Please retype the data in full and exactly; the pictures are not part of the copy.

# INFORMATION SUPPLIED
====================
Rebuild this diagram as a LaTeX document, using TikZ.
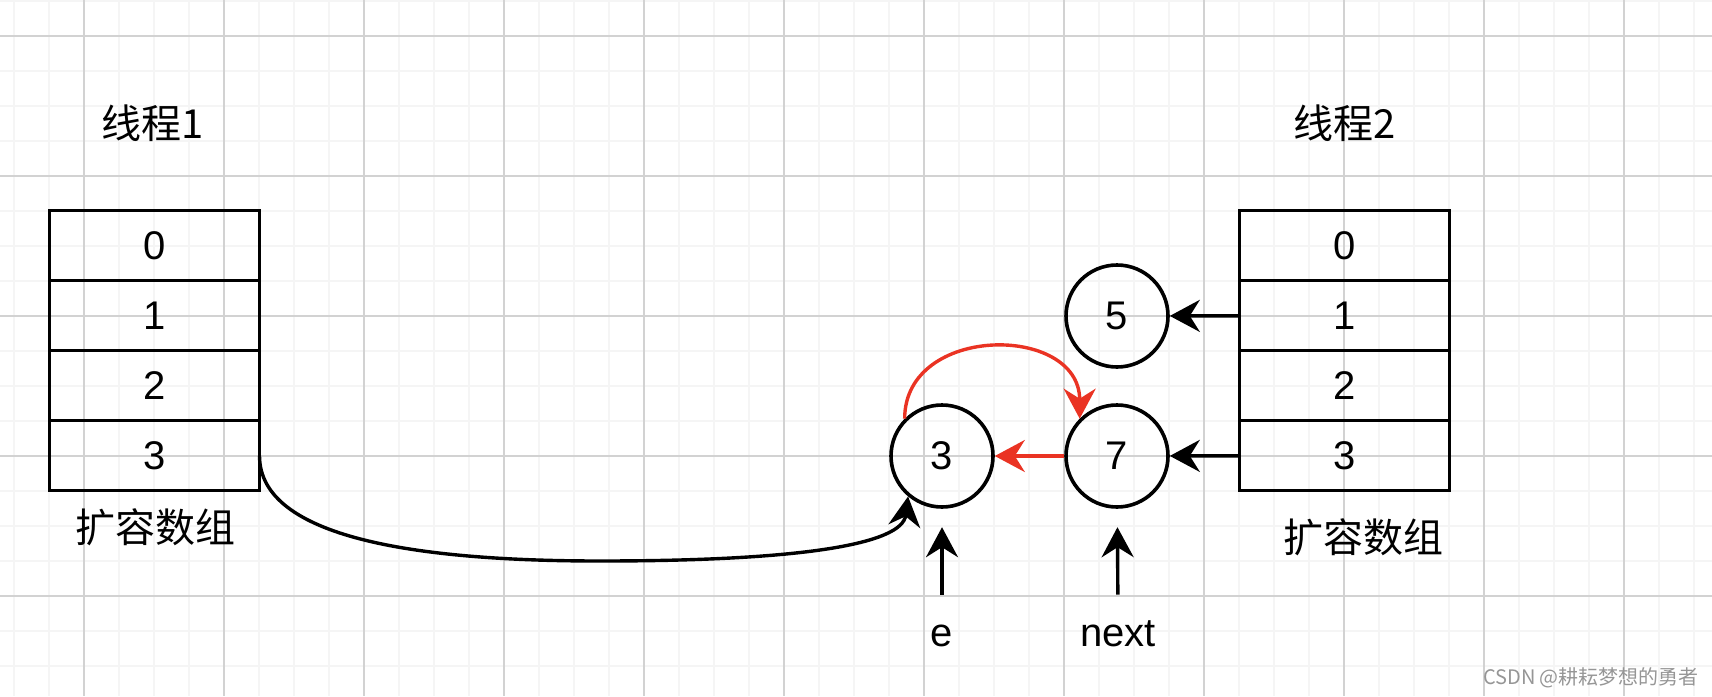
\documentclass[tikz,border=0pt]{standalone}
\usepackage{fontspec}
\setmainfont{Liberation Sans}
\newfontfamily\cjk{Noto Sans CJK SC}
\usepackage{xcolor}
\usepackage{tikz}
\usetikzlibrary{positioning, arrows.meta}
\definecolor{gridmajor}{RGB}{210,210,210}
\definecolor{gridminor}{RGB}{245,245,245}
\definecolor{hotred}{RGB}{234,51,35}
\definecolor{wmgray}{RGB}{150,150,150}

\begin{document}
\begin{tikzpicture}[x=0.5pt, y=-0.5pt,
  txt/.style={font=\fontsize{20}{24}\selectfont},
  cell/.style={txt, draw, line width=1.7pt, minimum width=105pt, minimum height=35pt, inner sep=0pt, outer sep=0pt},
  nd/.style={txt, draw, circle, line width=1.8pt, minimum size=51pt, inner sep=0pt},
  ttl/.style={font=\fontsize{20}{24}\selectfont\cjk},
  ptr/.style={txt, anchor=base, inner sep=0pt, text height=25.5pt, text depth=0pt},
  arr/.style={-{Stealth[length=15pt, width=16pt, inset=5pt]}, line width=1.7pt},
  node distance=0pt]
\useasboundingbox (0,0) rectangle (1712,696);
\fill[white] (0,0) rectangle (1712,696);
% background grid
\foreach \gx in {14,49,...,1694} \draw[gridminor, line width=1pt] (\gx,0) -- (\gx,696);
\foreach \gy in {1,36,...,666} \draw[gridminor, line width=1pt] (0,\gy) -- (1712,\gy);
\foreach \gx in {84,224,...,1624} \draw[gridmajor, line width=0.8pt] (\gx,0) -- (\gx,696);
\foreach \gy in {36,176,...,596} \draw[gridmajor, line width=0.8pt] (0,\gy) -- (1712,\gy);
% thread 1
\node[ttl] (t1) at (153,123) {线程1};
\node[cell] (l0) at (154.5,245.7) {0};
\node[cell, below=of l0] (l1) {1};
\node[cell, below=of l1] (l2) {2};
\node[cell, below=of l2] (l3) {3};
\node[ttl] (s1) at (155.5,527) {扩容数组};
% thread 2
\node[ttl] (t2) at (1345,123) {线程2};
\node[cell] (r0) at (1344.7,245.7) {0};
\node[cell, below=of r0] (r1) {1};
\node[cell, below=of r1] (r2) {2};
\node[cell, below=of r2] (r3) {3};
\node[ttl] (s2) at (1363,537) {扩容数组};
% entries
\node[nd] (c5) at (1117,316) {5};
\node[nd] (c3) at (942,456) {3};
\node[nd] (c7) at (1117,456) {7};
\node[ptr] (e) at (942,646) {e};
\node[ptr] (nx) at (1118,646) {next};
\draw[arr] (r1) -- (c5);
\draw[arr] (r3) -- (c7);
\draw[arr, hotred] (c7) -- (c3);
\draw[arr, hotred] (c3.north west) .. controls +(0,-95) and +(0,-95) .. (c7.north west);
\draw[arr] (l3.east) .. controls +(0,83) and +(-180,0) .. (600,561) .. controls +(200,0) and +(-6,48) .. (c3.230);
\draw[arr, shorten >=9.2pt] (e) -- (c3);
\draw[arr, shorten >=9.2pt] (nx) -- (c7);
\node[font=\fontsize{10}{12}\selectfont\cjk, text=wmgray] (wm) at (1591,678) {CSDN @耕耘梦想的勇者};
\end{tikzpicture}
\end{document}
====================
# REPLY
Rebuild this diagram as a LaTeX document, using TikZ.
\documentclass[tikz,border=0pt]{standalone}
\usepackage{fontspec}
\setmainfont{Liberation Sans}
\newfontfamily\cjk{Noto Sans CJK SC}
\usepackage{xcolor}
\usepackage{tikz}
\usetikzlibrary{positioning, arrows.meta}
\definecolor{gridmajor}{RGB}{210,210,210}
\definecolor{gridminor}{RGB}{245,245,245}
\definecolor{hotred}{RGB}{234,51,35}
\definecolor{wmgray}{RGB}{150,150,150}

\begin{document}
\begin{tikzpicture}[x=0.5pt, y=-0.5pt,
  txt/.style={font=\fontsize{20}{24}\selectfont},
  cell/.style={txt, draw, line width=1.7pt, minimum width=105pt, minimum height=35pt, inner sep=0pt, outer sep=0pt},
  nd/.style={txt, draw, circle, line width=1.8pt, minimum size=51pt, inner sep=0pt},
  ttl/.style={font=\fontsize{20}{24}\selectfont\cjk},
  ptr/.style={txt, anchor=base, inner sep=0pt, text height=25.5pt, text depth=0pt},
  arr/.style={-{Stealth[length=15pt, width=16pt, inset=5pt]}, line width=1.7pt},
  node distance=0pt]
\useasboundingbox (0,0) rectangle (1712,696);
\fill[white] (0,0) rectangle (1712,696);
% background grid
\foreach \gx in {14,49,...,1694} \draw[gridminor, line width=1pt] (\gx,0) -- (\gx,696);
\foreach \gy in {1,36,...,666} \draw[gridminor, line width=1pt] (0,\gy) -- (1712,\gy);
\foreach \gx in {84,224,...,1624} \draw[gridmajor, line width=0.8pt] (\gx,0) -- (\gx,696);
\foreach \gy in {36,176,...,596} \draw[gridmajor, line width=0.8pt] (0,\gy) -- (1712,\gy);
% thread 1
\node[ttl] (t1) at (153,123) {线程1};
\node[cell] (l0) at (154.5,245.7) {0};
\node[cell, below=of l0] (l1) {1};
\node[cell, below=of l1] (l2) {2};
\node[cell, below=of l2] (l3) {3};
\node[ttl] (s1) at (155.5,527) {扩容数组};
% thread 2
\node[ttl] (t2) at (1345,123) {线程2};
\node[cell] (r0) at (1344.7,245.7) {0};
\node[cell, below=of r0] (r1) {1};
\node[cell, below=of r1] (r2) {2};
\node[cell, below=of r2] (r3) {3};
\node[ttl] (s2) at (1363,537) {扩容数组};
% entries
\node[nd] (c5) at (1117,316) {5};
\node[nd] (c3) at (942,456) {3};
\node[nd] (c7) at (1117,456) {7};
\node[ptr] (e) at (942,646) {e};
\node[ptr] (nx) at (1118,646) {next};
\draw[arr] (r1) -- (c5);
\draw[arr] (r3) -- (c7);
\draw[arr, hotred] (c7) -- (c3);
\draw[arr, hotred] (c3.north west) .. controls +(0,-95) and +(0,-95) .. (c7.north west);
\draw[arr] (l3.east) .. controls +(0,83) and +(-180,0) .. (600,561) .. controls +(200,0) and +(-6,48) .. (c3.230);
\draw[arr, shorten >=9.2pt] (e) -- (c3);
\draw[arr, shorten >=9.2pt] (nx) -- (c7);
\node[font=\fontsize{10}{12}\selectfont\cjk, text=wmgray] (wm) at (1591,678) {CSDN @耕耘梦想的勇者};
\end{tikzpicture}
\end{document}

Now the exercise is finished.